I was born in Chicago where three generations of my family have lived and worked. I am deeply and genuinely excited by all things that trigger my imagination to run wild. No matter how old I get, I still jump up and down with excitement when something really wonderful happens. I go into a trance when I am around antique and historical findings of any kind. I want so badly to know their story, and entertain ideas about how we are able to talk to one another through time.  I like imagining what life and creating art was like 1000 years ago… wherever it was taking place. Whether it was in a tribe,  in a castle, out at sea, or under the stars. Even at a young age, I was often described as mature beyond my years…an old soul. Somehow, that has never kept me from laughing at the most inappropriate of times.
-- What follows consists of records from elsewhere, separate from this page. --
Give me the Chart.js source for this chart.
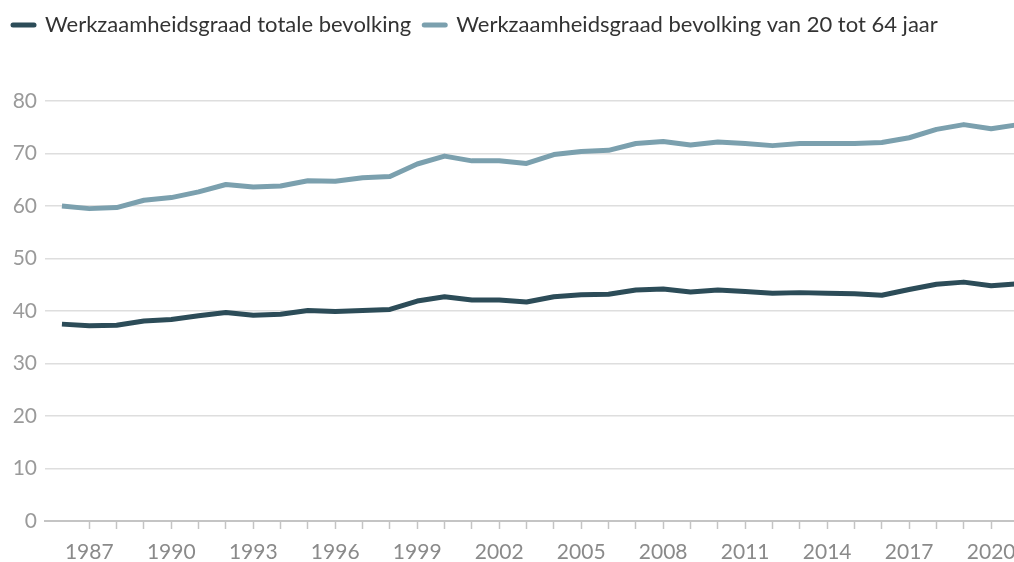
<!DOCTYPE html>
<html>
<head>
<meta charset="utf-8">
<script src="https://cdn.jsdelivr.net/npm/chart.js@4/dist/chart.umd.min.js"></script>
<style>
  html, body { margin: 0; padding: 0; background: #fff; overflow: hidden; }
</style>
</head>
<body>
<canvas id="chart" width="1060" height="562"></canvas>
<script>
// Years on the x axis
const years = [1986, 1987, 1988, 1989, 1990, 1991, 1992, 1993, 1994, 1995, 1996, 1997,
  1998, 1999, 2000, 2001, 2002, 2003, 2004, 2005, 2006, 2007, 2008, 2009,
  2010, 2011, 2012, 2013, 2014, 2015, 2016, 2017, 2018, 2019, 2020, 2021];

// Werkzaamheidsgraad (%)
const totaleBevolking = [37.5, 37.2, 37.3, 38.1, 38.4, 39.1, 39.7, 39.2, 39.4, 40.1, 39.9, 40.1,
  40.3, 41.9, 42.7, 42.1, 42.1, 41.7, 42.7, 43.1, 43.2, 44.0, 44.2, 43.6,
  44.0, 43.7, 43.4, 43.5, 43.4, 43.3, 43.0, 44.1, 45.1, 45.5, 44.8, 45.2];
const bevolking20tot64 = [60.0, 59.5, 59.7, 61.1, 61.6, 62.7, 64.1, 63.6, 63.8, 64.8, 64.7, 65.4,
  65.6, 68.0, 69.5, 68.6, 68.6, 68.1, 69.8, 70.4, 70.6, 71.9, 72.3, 71.6,
  72.2, 71.9, 71.5, 71.9, 71.9, 71.9, 72.1, 73.0, 74.6, 75.5, 74.7, 75.5];

const yTicks = [0, 10, 20, 30, 40, 50, 60, 70, 80];

const toPoints = (vals) => vals.map((v, i) => ({ x: years[i], y: v }));

// push the plot area down below the legend
const legendSpace = {
  id: 'legendSpace',
  beforeInit(chart) {
    const fit = chart.legend.fit;
    chart.legend.fit = function () {
      fit.bind(chart.legend)();
      this.height = 100;
    };
  }
};

new Chart(document.getElementById('chart'), {
  type: 'line',
  data: {
    datasets: [{
      label: 'Werkzaamheidsgraad totale bevolking',
      data: toPoints(totaleBevolking),
      borderColor: '#2c4c58',
      backgroundColor: '#2c4c58',
      borderWidth: 5,
      pointRadius: 0,
      borderJoinStyle: 'round',
      tension: 0
    }, {
      label: 'Werkzaamheidsgraad bevolking van 20 tot 64 jaar',
      data: toPoints(bevolking20tot64),
      borderColor: '#7ba0ae',
      backgroundColor: '#7ba0ae',
      borderWidth: 5,
      pointRadius: 0,
      borderJoinStyle: 'round',
      tension: 0
    }]
  },
  options: {
    responsive: false,
    animation: false,
    layout: { padding: { top: 1, left: 0, right: 0, bottom: 0 } },
    plugins: {
      tooltip: { enabled: false },
      legend: {
        align: 'start',
        labels: {
          color: '#333',
          font: { family: 'Lato', size: 22 },
          usePointStyle: true,
          pointStyle: 'line',
          pointStyleWidth: 21,
          boxHeight: 5,
          padding: 13,
          generateLabels(chart) {
            const items = Chart.defaults.plugins.legend.labels.generateLabels(chart);
            items.forEach(it => { it.lineWidth = 5; it.lineCap = 'round'; it.pointStyle = 'line'; });
            return items;
          }
        }
      }
    },
    scales: {
      x: {
        type: 'linear',
        min: 1985.38,
        max: 2022.52,
        afterFit(scale) { scale.height = 41; },
        border: { color: '#c4c4c4', width: 2 },
        grid: {
          drawOnChartArea: false,
          drawTicks: true,
          tickLength: 8,
          tickWidth: 1.5,
          tickColor: (ctx) => (ctx.tick && ctx.tick.value === 1986) ? 'rgba(0,0,0,0)' : '#c4c4c4'
        },
        ticks: {
          stepSize: 1,
          autoSkip: false,
          includeBounds: false,
          maxRotation: 0,
          padding: 11,
          color: '#8a8a8a',
          font: { family: 'Lato', size: 21 },
          callback: (v) => ((v - 1987) % 3 === 0 && v <= 2020) ? String(v) : ''
        }
      },
      y: {
        min: 0,
        max: 80,
        afterFit(scale) { scale.width = 45; },
        afterBuildTicks(scale) { scale.ticks = yTicks.map(v => ({ value: v })); },
        border: { display: false },
        grid: { color: '#dedede', lineWidth: 1.5, drawTicks: false },
        ticks: {
          padding: 8,
          color: '#9a9a9a',
          font: { family: 'Lato', size: 21 }
        }
      }
    }
  },
  plugins: [legendSpace]
});
</script>
</body>
</html>
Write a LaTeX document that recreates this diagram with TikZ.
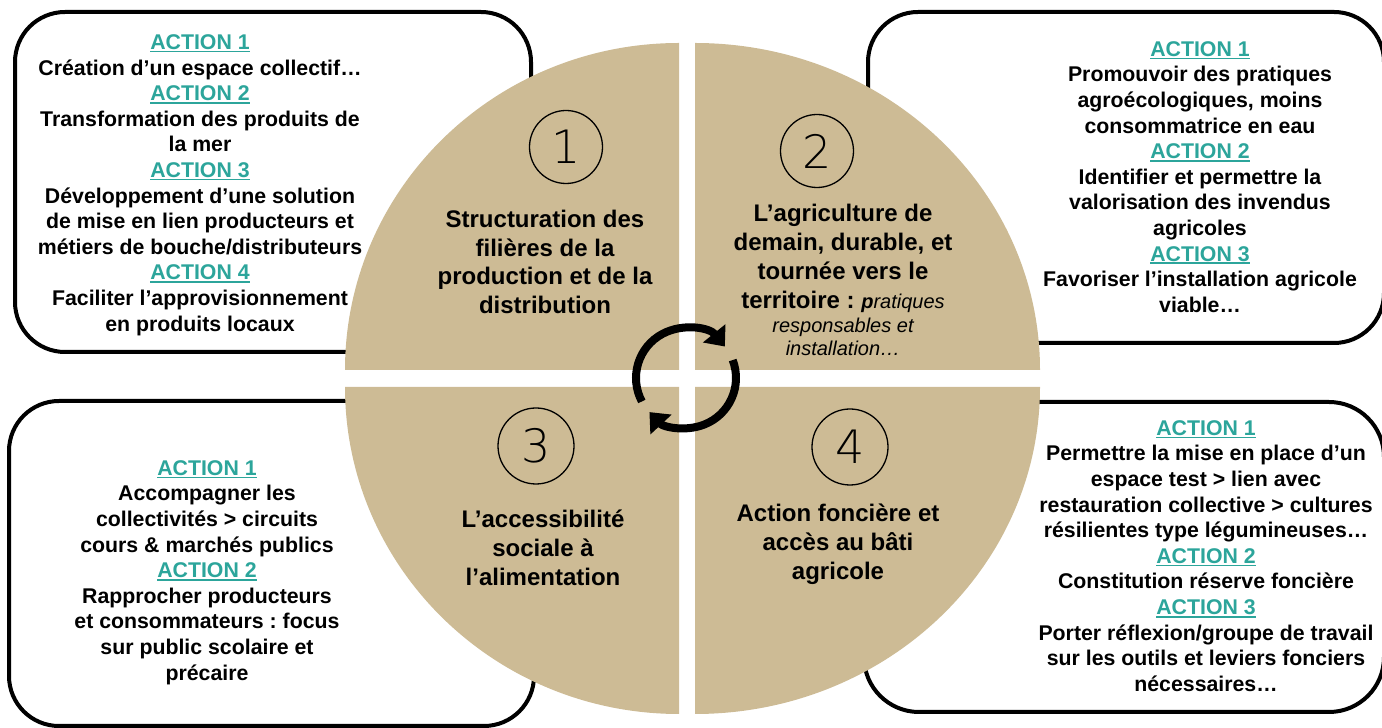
\documentclass[tikz,border=0pt]{standalone}
\usepackage{fontspec}
\setmainfont{Liberation Sans}
\newfontfamily\numfont{DejaVu Sans ExtraLight}
\usetikzlibrary{positioning,arrows.meta}
\definecolor{pietan}{RGB}{205,187,149}
\definecolor{actteal}{RGB}{44,165,155}
\newcommand{\act}[1]{{\color{actteal}\setbox0\hbox{ACTION #1}\rlap{\rule[-3pt]{\wd0}{1.8pt}}\box0}}
\frenchspacing

\begin{document}
\begin{tikzpicture}[x=1pt, y=1pt,
    actionbox/.style={draw, line width=4pt, fill=white, rounded corners=50pt},
    actiontext/.style={align=center, font=\fontsize{21.3}{25.6}\selectfont\bfseries},
    pietitle/.style={align=center, font=\fontsize{24}{28.8}\selectfont\bfseries},
    numcircle/.style={circle, draw, line width=1.3pt, minimum size=73pt, inner sep=0pt, font=\numfont\fontsize{46}{46}\selectfont},
    cyclearrow/.style={line width=8pt, -{Triangle[length=17pt, width=28pt]}}]

    \useasboundingbox (0,0) rectangle (1382,728);

    % action boxes behind the pie
    \draw[actionbox] (15,716) rectangle (531,376);
    \draw[actionbox] (868,716) rectangle (1384,385);
    \draw[actionbox] (9,327) rectangle (534,2);
    \draw[actionbox, rounded corners=55pt] (864,326) rectangle (1384,16);

    % the four quarters
    \fill[pietan] (679,358) -- (345,358) arc[start angle=180, end angle=90, x radius=334, y radius=327] -- cycle;
    \fill[pietan] (695,358) -- (695,685) arc[start angle=90, end angle=0, x radius=345, y radius=327] -- cycle;
    \fill[pietan] (679,341) -- (679,14) arc[start angle=270, end angle=180, x radius=334, y radius=327] -- cycle;
    \fill[pietan] (695,341) -- (1040,341) arc[start angle=0, end angle=-90, x radius=345, y radius=327] -- cycle;

    \node (num1) [numcircle] at (566,581) {1};
    \node (num2) [numcircle] at (817,577) {2};
    \node (num3) [numcircle, minimum size=76pt] at (536,282) {3};
    \node (num4) [numcircle, minimum size=76pt] at (850,281) {4};

    \node (title1) [pietitle] at (545,466) {Structuration des\\filières de la\\production et de la\\distribution};
    \node (title2) [pietitle] at (843,469.5) {L’agriculture de\\demain, durable, et\\tournée vers le\\territoire : {\fontsize{20}{24}\selectfont\itshape p}{\fontsize{20}{24}\selectfont\mdseries\itshape ratiques}};
    \node (title2b) [align=center, font=\fontsize{20}{23}\selectfont\itshape] at (843,391.5) {responsables et\\installation…};
    \node (title3) [pietitle] at (543,180) {L’accessibilité\\sociale à\\l’alimentation};
    \node (title4) [pietitle] at (838,184) {Action foncière et\\accès au bâti\\agricole};

    % actions
    \node (acts1) [actiontext] at (200,543) {\act{1}\\Création d’un espace collectif…\\\act{2}\\Transformation des produits de\\la mer\\\act{3}\\Développement d’une solution\\de mise en lien producteurs et\\métiers de bouche/distributeurs\\\act{4}\\Faciliter l’approvisionnement\\en produits locaux};
    \node (acts2) [actiontext] at (1200,551) {\act{1}\\Promouvoir des pratiques\\agroécologiques, moins\\consommatrice en eau\\\act{2}\\Identifier et permettre la\\valorisation des invendus\\agricoles\\\act{3}\\Favoriser l’installation agricole\\viable…};
    \node (acts3) [actiontext] at (207,155.5) {\act{1}\\Accompagner les\\collectivités > circuits\\cours \& marchés publics\\\act{2}\\Rapprocher producteurs\\et consommateurs : focus\\sur public scolaire et\\précaire};
    \node (acts4) [actiontext] at (1206,172) {\act{1}\\Permettre la mise en place d’un\\espace test > lien avec\\restauration collective > cultures\\résilientes type légumineuses…\\\act{2}\\Constitution réserve foncière\\\act{3}\\Porter réflexion/groupe de travail\\sur les outils et leviers fonciers\\nécessaires…};

    % cycle in the middle
    \draw[cyclearrow] (686,350) ++(208:50) arc[start angle=208, end angle=39, radius=50];
    \draw[cyclearrow] (686,350) ++(21:50) arc[start angle=21, end angle=-137, radius=50];
\end{tikzpicture}
\end{document}
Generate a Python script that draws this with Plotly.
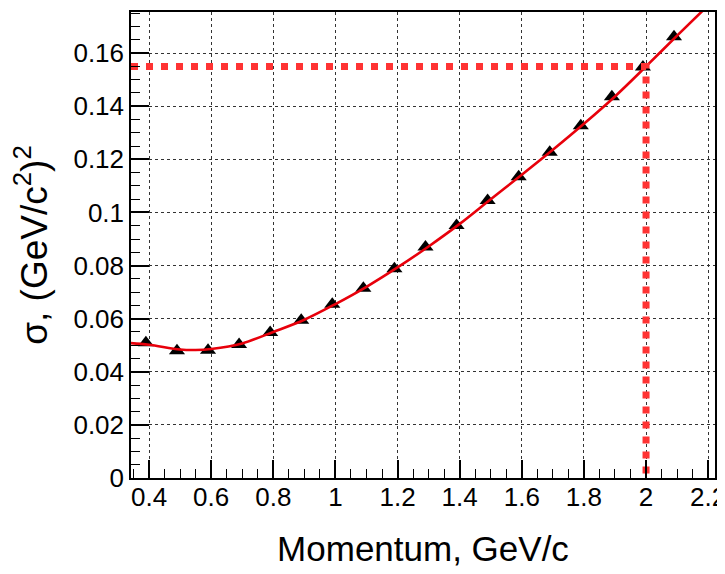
import plotly.graph_objects as go

# measured points (momentum, sigma)
momentum = [0.39, 0.49, 0.59, 0.69, 0.79, 0.89, 0.99, 1.09, 1.19, 1.29,
            1.39, 1.49, 1.59, 1.69, 1.79, 1.89, 1.99, 2.09]
sigma = [0.0509, 0.0479, 0.0481, 0.0503, 0.0548, 0.0594, 0.0654, 0.0715, 0.0788, 0.0870,
         0.0951, 0.1045, 0.1135, 0.1227, 0.1327, 0.1436, 0.1548, 0.1662]

# fit curve
fit_x = [0.342, 0.4, 0.5, 0.55, 0.6, 0.7, 0.8, 0.9, 1.0, 1.1, 1.2, 1.3, 1.4,
         1.5, 1.6, 1.7, 1.8, 1.9, 2.0, 2.1, 2.2]
fit_y = [0.0508, 0.0502, 0.0484, 0.0482, 0.0486, 0.0507, 0.0550, 0.0596, 0.0655,
         0.0720, 0.0793, 0.0872, 0.0957, 0.1050, 0.1142, 0.1236, 0.1334, 0.1437,
         0.1550, 0.1666, 0.178]

# cut lines
cut_x_left = 0.342
cut_momentum = 2.0
cut_sigma = 0.155

x_ticks = [0.4, 0.6, 0.8, 1.0, 1.2, 1.4, 1.6, 1.8, 2.0, 2.2]
x_ticktext = ["0.4", "0.6", "0.8", "1", "1.2", "1.4", "1.6", "1.8", "2", "2.2"]
y_ticks = [0, 0.02, 0.04, 0.06, 0.08, 0.10, 0.12, 0.14, 0.16]
y_ticktext = ["0", "0.02", "0.04", "0.06", "0.08", "0.1", "0.12", "0.14", "0.16"]

FONT = "Liberation Sans, Arial, sans-serif"

fig = go.Figure()
fig.add_trace(go.Scatter(x=momentum, y=sigma, mode="markers",
                         marker=dict(symbol="triangle-up", size=14, color="black"),
                         showlegend=False, cliponaxis=False))
fig.add_trace(go.Scatter(x=fit_x, y=fit_y, mode="lines", line_shape="spline",
                         line=dict(color="#e8000b", width=2.6), showlegend=False))
fig.add_trace(go.Scatter(x=[cut_x_left, cut_momentum, cut_momentum],
                         y=[cut_sigma, cut_sigma, 0], mode="lines",
                         line=dict(color="#ff3333", width=7, dash="7px,8px"),
                         showlegend=False))

axis_common = dict(
    showline=True, linecolor="black", linewidth=1.5, mirror=True,
    ticks="inside", ticklen=18, tickwidth=1.5, tickcolor="black",
    showgrid=True, gridcolor="#333333", griddash="dot", gridwidth=1.2,
    zeroline=False, automargin=False, ticklabeloverflow="allow",
    tickfont=dict(family=FONT, size=26, color="black"),
)

fig.update_xaxes(**axis_common, range=[0.342, 2.222], tickvals=x_ticks, ticktext=x_ticktext,
                 ticklabelstandoff=-5,
                 minor=dict(dtick=0.05, tick0=0.4, ticks="inside", ticklen=9,
                            tickwidth=1.2, tickcolor="black", showgrid=False),
                 title=dict(text="Momentum, GeV/c", font=dict(family=FONT, size=35, color="black"),
                            standoff=26))
fig.update_yaxes(**axis_common, range=[0, 0.1755], tickvals=y_ticks, ticktext=y_ticktext,
                 minor=dict(dtick=0.005, tick0=0, ticks="inside", ticklen=9,
                            tickwidth=1.2, tickcolor="black", showgrid=False),
                 title=dict(text="σ, (GeV/c<sup>2</sup>)<sup>2</sup>",
                            font=dict(family=FONT, size=37, color="black"), standoff=16))

# page body adds an 8px offset; margins compensate so the frame sits at x 131-715, y 12-478
fig.update_layout(width=725, height=574, margin=dict(l=123, r=18, t=4, b=104),
                  plot_bgcolor="white", paper_bgcolor="white")

fig.write_html("out.html")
I have a cat named Romeo, and two rescue dogs, Pierre and McFinnigan. I lovingly refer to this trio as my therapeutic fur circus. Something most people do not know about me, is that I have had a metal tube in my eardrum since 1st grade, which gave me one of my first tastes of what it is to feel different. Ironically, this helped form an ingrained sense of compassion and connection to others. I spend a lot of time writing and making artwork about life, love, memories, fate, faith, the awkwardness of being human, acceptance and seeing the beauty in our selves, and in others as much as possible. 

I am obsessed with time…. mostly, how fleeting it is, and how we spend our time… here.  This sensitivity may come from an accident I was in when I was 13. This life altering experience has taught me a lot about the fragility of life, chronic pain and optimism.  Either way, this relationship I have with time, has been a wonderful source for spontaneity and adventure, and my quest for meaning in everything. I like to make moments count.  I love to passionately discuss, and create art which exposes our connectivity to something so much bigger than ourselves.

I dream a lot. My dreams are extraordinarily vivid, and sometimes in the form of a full blown cinematic phenomenon, of sorts.  When I was young, I would often dream of Native American families, angels, temples, and animals.  Aside from dreaming, I find inspiration for my art in most everything… and everyone! From the look in a friend’s eyes as they tell me a secret… to the color of a feather on the sidewalk… when the sunlight hits it in just the right way.

I am most inspired, however, by the elusive spark of what keeps people going in the face of various life circumstances they have been dealt.  From 2011-14, I underwent a series of extensive and intensive treatments, and subsequent surgeries to deal with an ongoing health reality. During that time, I was often too ill to get out of bed for weeks at a time.  This experience stirred something within me that I could never fully put into words…but that would change my relationship with my art forever.  This experience, was also transcendental in unveiling the true magnitude of my relationship with my soulmate, who would demonstrate a depth and breadth of his love and support for me in every conceivable way... with such grace in the face of much pain.  

I am eternally grateful for the clarity and insight this experience continues to provide for me…with every breath I take. I have always been in awe of the human experience. How our humanity creates meaning, which translates into survival and transcendence.  And, how “darkness”, is just light yet to be revealed in ways in which one could never have expected. 

I have spent the past 10 years teaching the people that I work with in therapy, how to make art that can help them rebuild and recreate their lives. This has been magnificent and intense work. I have spent MY ENTIRE life using my art to heal and express myself throughout my own personal trials and triumphs.  My art continues to be my lifeblood. (insert infinite gratitude here).

Art has taken me all over the hearts, souls and minds of so many other people, as well as my own.  It has been a journey full of creative exploration on a soul level. Working so closely with such remarkable individuals has been both a special privilege and honor for me.  I still believe that art is the closest thing to magic we have.